◆ TASK TO CARRY OUT: Will you write out the data exactly, excluding every picture?

◆ DATASET CONTENT:
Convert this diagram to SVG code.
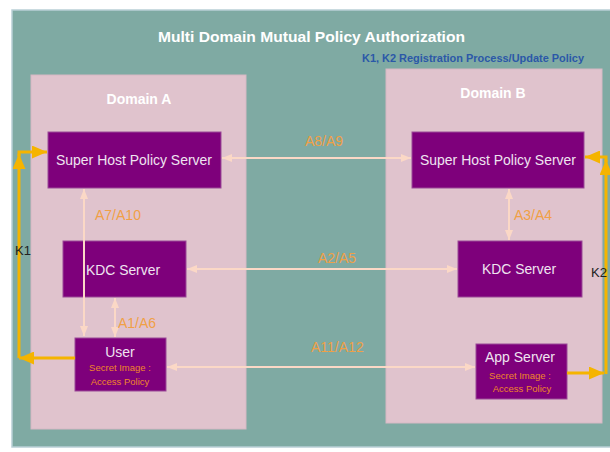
<svg xmlns="http://www.w3.org/2000/svg" width="610" height="452" viewBox="0 0 610 452">
  <style>
    .panel { fill: #7faaa3; stroke: #b9cfd6; stroke-width: 1.5; }
    .domain { fill: #e0c3cd; stroke: #d6b8c4; stroke-width: 1; }
    .box { fill: #7e007b; stroke: #9a4a97; stroke-width: 1; }
    .title { font-family: "Liberation Sans", Arial, sans-serif; font-weight: bold; fill: #ffffff; }
    .dom { font-family: "Liberation Sans", Arial, sans-serif; font-weight: bold; font-size: 14px; fill: #ffffff; text-anchor: middle; }
    .node { font-family: "Liberation Sans", Arial, sans-serif; font-size: 14px; fill: #efe4f0; text-anchor: middle; }
    .sub { font-family: "Liberation Sans", Arial, sans-serif; font-size: 9.5px; fill: #f0862a; text-anchor: middle; }
    .lbl { font-family: "Liberation Sans", Arial, sans-serif; font-size: 14px; fill: #f0a046; }
    .k { font-family: "Liberation Sans", Arial, sans-serif; font-size: 13px; fill: #222222; }
    .link { stroke: #fbd8c6; stroke-width: 2; fill: none; }
    .reg { stroke: #f5b400; stroke-width: 3; fill: none; }
  </style>
  <defs>
    <marker id="peach" markerUnits="userSpaceOnUse" markerWidth="10" markerHeight="8" refX="10" refY="4" orient="auto-start-reverse">
      <path d="M0,0 L10,4 L0,8 z" fill="#fbd8c6"/>
    </marker>
    <marker id="gold" markerUnits="userSpaceOnUse" markerWidth="15" markerHeight="13" refX="15" refY="6.5" orient="auto-start-reverse">
      <path d="M0,0 L15,6.5 L0,13 z" fill="#f5b400"/>
    </marker>
  </defs>

  <!-- background panel -->
  <rect class="panel" x="12" y="10" width="600" height="437"/>
  <text class="title" x="158" y="42" font-size="15" textLength="307" lengthAdjust="spacingAndGlyphs">Multi Domain Mutual Policy Authorization</text>
  <text x="362" y="62" font-family="Liberation Sans, Arial, sans-serif" font-weight="bold" font-size="10.5" fill="#2b58a8" textLength="222" lengthAdjust="spacingAndGlyphs">K1, K2 Registration Process/Update Policy</text>

  <!-- domains -->
  <g id="domainA">
    <rect class="domain" x="31" y="75" width="215" height="354"/>
    <text class="dom" x="139" y="104">Domain A</text>
  </g>
  <g id="domainB">
    <rect class="domain" x="386" y="69" width="216" height="354"/>
    <text class="dom" x="493" y="98">Domain B</text>
  </g>

  <!-- servers -->
  <g id="shpsA">
    <rect class="box" x="48" y="132" width="173" height="56"/>
    <text class="node" x="134" y="165" textLength="156" lengthAdjust="spacingAndGlyphs">Super Host Policy Server</text>
  </g>
  <g id="shpsB">
    <rect class="box" x="412" y="132" width="172" height="56"/>
    <text class="node" x="498" y="165" textLength="156" lengthAdjust="spacingAndGlyphs">Super Host Policy Server</text>
  </g>
  <g id="kdcA">
    <rect class="box" x="63" y="241" width="123" height="56"/>
    <text class="node" x="123" y="275" textLength="74" lengthAdjust="spacingAndGlyphs">KDC Server</text>
  </g>
  <g id="kdcB">
    <rect class="box" x="458" y="241" width="124" height="56"/>
    <text class="node" x="519" y="274" textLength="74" lengthAdjust="spacingAndGlyphs">KDC Server</text>
  </g>
  <g id="user">
    <rect class="box" x="75" y="338" width="91" height="53"/>
    <text class="node" x="120" y="357">User</text>
    <text class="sub" x="120" y="371">Secret Image :</text>
    <text class="sub" x="120" y="385">Access Policy</text>
  </g>
  <g id="appServer">
    <rect class="box" x="476" y="344" width="91" height="55"/>
    <text class="node" x="520" y="362">App Server</text>
    <text class="sub" x="520" y="379">Secret Image :</text>
    <text class="sub" x="522" y="392">Access Policy</text>
  </g>

  <!-- connectors -->
  <g id="connectors">
    <line class="link" x1="222" y1="158" x2="411" y2="158" marker-start="url(#peach)" marker-end="url(#peach)"/>
    <line class="link" x1="187" y1="269" x2="457" y2="269" marker-start="url(#peach)" marker-end="url(#peach)"/>
    <line class="link" x1="167" y1="367" x2="475" y2="367" marker-start="url(#peach)" marker-end="url(#peach)"/>
    <line class="link" x1="84" y1="189" x2="84" y2="336" marker-start="url(#peach)" marker-end="url(#peach)"/>
    <line class="link" x1="115" y1="298" x2="115" y2="337" marker-start="url(#peach)" marker-end="url(#peach)"/>
    <line class="link" x1="509" y1="189" x2="509" y2="240" marker-start="url(#peach)" marker-end="url(#peach)"/>

    <!-- K1 registration path -->
    <line class="reg" x1="75" y1="358" x2="19" y2="358" marker-end="url(#gold)"/>
    <line class="reg" x1="19" y1="358" x2="19" y2="154" marker-end="url(#gold)"/>
    <polyline class="reg" points="19,156 19,152 47,152" marker-end="url(#gold)"/>

    <!-- K2 registration path -->
    <line class="reg" x1="567" y1="373" x2="604" y2="373" marker-end="url(#gold)"/>
    <line class="reg" x1="606" y1="374" x2="606" y2="160" marker-end="url(#gold)"/>
    <polyline class="reg" points="606,162 606,157 585,157" marker-end="url(#gold)"/>

    <text class="lbl" x="305" y="146">A8/A9</text>
    <text class="lbl" x="318" y="263">A2/A5</text>
    <text class="lbl" x="311" y="352">A11/A12</text>
    <text class="lbl" x="95" y="220">A7/A10</text>
    <text class="lbl" x="118" y="328">A1/A6</text>
    <text class="lbl" x="514" y="220">A3/A4</text>
    <text class="k" x="15" y="255">K1</text>
    <text class="k" x="591" y="277">K2</text>
  </g>
</svg>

◆ CORRECT RESULT:
Convert this diagram to SVG code.
<svg xmlns="http://www.w3.org/2000/svg" width="610" height="452" viewBox="0 0 610 452">
  <style>
    .panel { fill: #7faaa3; stroke: #b9cfd6; stroke-width: 1.5; }
    .domain { fill: #e0c3cd; stroke: #d6b8c4; stroke-width: 1; }
    .box { fill: #7e007b; stroke: #9a4a97; stroke-width: 1; }
    .title { font-family: "Liberation Sans", Arial, sans-serif; font-weight: bold; fill: #ffffff; }
    .dom { font-family: "Liberation Sans", Arial, sans-serif; font-weight: bold; font-size: 14px; fill: #ffffff; text-anchor: middle; }
    .node { font-family: "Liberation Sans", Arial, sans-serif; font-size: 14px; fill: #efe4f0; text-anchor: middle; }
    .sub { font-family: "Liberation Sans", Arial, sans-serif; font-size: 9.5px; fill: #f0862a; text-anchor: middle; }
    .lbl { font-family: "Liberation Sans", Arial, sans-serif; font-size: 14px; fill: #f0a046; }
    .k { font-family: "Liberation Sans", Arial, sans-serif; font-size: 13px; fill: #222222; }
    .link { stroke: #fbd8c6; stroke-width: 2; fill: none; }
    .reg { stroke: #f5b400; stroke-width: 3; fill: none; }
  </style>
  <defs>
    <marker id="peach" markerUnits="userSpaceOnUse" markerWidth="10" markerHeight="8" refX="10" refY="4" orient="auto-start-reverse">
      <path d="M0,0 L10,4 L0,8 z" fill="#fbd8c6"/>
    </marker>
    <marker id="gold" markerUnits="userSpaceOnUse" markerWidth="15" markerHeight="13" refX="15" refY="6.5" orient="auto-start-reverse">
      <path d="M0,0 L15,6.5 L0,13 z" fill="#f5b400"/>
    </marker>
  </defs>

  <!-- background panel -->
  <rect class="panel" x="12" y="10" width="600" height="437"/>
  <text class="title" x="158" y="42" font-size="15" textLength="307" lengthAdjust="spacingAndGlyphs">Multi Domain Mutual Policy Authorization</text>
  <text x="362" y="62" font-family="Liberation Sans, Arial, sans-serif" font-weight="bold" font-size="10.5" fill="#2b58a8" textLength="222" lengthAdjust="spacingAndGlyphs">K1, K2 Registration Process/Update Policy</text>

  <!-- domains -->
  <g id="domainA">
    <rect class="domain" x="31" y="75" width="215" height="354"/>
    <text class="dom" x="139" y="104">Domain A</text>
  </g>
  <g id="domainB">
    <rect class="domain" x="386" y="69" width="216" height="354"/>
    <text class="dom" x="493" y="98">Domain B</text>
  </g>

  <!-- servers -->
  <g id="shpsA">
    <rect class="box" x="48" y="132" width="173" height="56"/>
    <text class="node" x="134" y="165" textLength="156" lengthAdjust="spacingAndGlyphs">Super Host Policy Server</text>
  </g>
  <g id="shpsB">
    <rect class="box" x="412" y="132" width="172" height="56"/>
    <text class="node" x="498" y="165" textLength="156" lengthAdjust="spacingAndGlyphs">Super Host Policy Server</text>
  </g>
  <g id="kdcA">
    <rect class="box" x="63" y="241" width="123" height="56"/>
    <text class="node" x="123" y="275" textLength="74" lengthAdjust="spacingAndGlyphs">KDC Server</text>
  </g>
  <g id="kdcB">
    <rect class="box" x="458" y="241" width="124" height="56"/>
    <text class="node" x="519" y="274" textLength="74" lengthAdjust="spacingAndGlyphs">KDC Server</text>
  </g>
  <g id="user">
    <rect class="box" x="75" y="338" width="91" height="53"/>
    <text class="node" x="120" y="357">User</text>
    <text class="sub" x="120" y="371">Secret Image :</text>
    <text class="sub" x="120" y="385">Access Policy</text>
  </g>
  <g id="appServer">
    <rect class="box" x="476" y="344" width="91" height="55"/>
    <text class="node" x="520" y="362">App Server</text>
    <text class="sub" x="520" y="379">Secret Image :</text>
    <text class="sub" x="522" y="392">Access Policy</text>
  </g>

  <!-- connectors -->
  <g id="connectors">
    <line class="link" x1="222" y1="158" x2="411" y2="158" marker-start="url(#peach)" marker-end="url(#peach)"/>
    <line class="link" x1="187" y1="269" x2="457" y2="269" marker-start="url(#peach)" marker-end="url(#peach)"/>
    <line class="link" x1="167" y1="367" x2="475" y2="367" marker-start="url(#peach)" marker-end="url(#peach)"/>
    <line class="link" x1="84" y1="189" x2="84" y2="336" marker-start="url(#peach)" marker-end="url(#peach)"/>
    <line class="link" x1="115" y1="298" x2="115" y2="337" marker-start="url(#peach)" marker-end="url(#peach)"/>
    <line class="link" x1="509" y1="189" x2="509" y2="240" marker-start="url(#peach)" marker-end="url(#peach)"/>

    <!-- K1 registration path -->
    <line class="reg" x1="75" y1="358" x2="19" y2="358" marker-end="url(#gold)"/>
    <line class="reg" x1="19" y1="358" x2="19" y2="154" marker-end="url(#gold)"/>
    <polyline class="reg" points="19,156 19,152 47,152" marker-end="url(#gold)"/>

    <!-- K2 registration path -->
    <line class="reg" x1="567" y1="373" x2="604" y2="373" marker-end="url(#gold)"/>
    <line class="reg" x1="606" y1="374" x2="606" y2="160" marker-end="url(#gold)"/>
    <polyline class="reg" points="606,162 606,157 585,157" marker-end="url(#gold)"/>

    <text class="lbl" x="305" y="146">A8/A9</text>
    <text class="lbl" x="318" y="263">A2/A5</text>
    <text class="lbl" x="311" y="352">A11/A12</text>
    <text class="lbl" x="95" y="220">A7/A10</text>
    <text class="lbl" x="118" y="328">A1/A6</text>
    <text class="lbl" x="514" y="220">A3/A4</text>
    <text class="k" x="15" y="255">K1</text>
    <text class="k" x="591" y="277">K2</text>
  </g>
</svg>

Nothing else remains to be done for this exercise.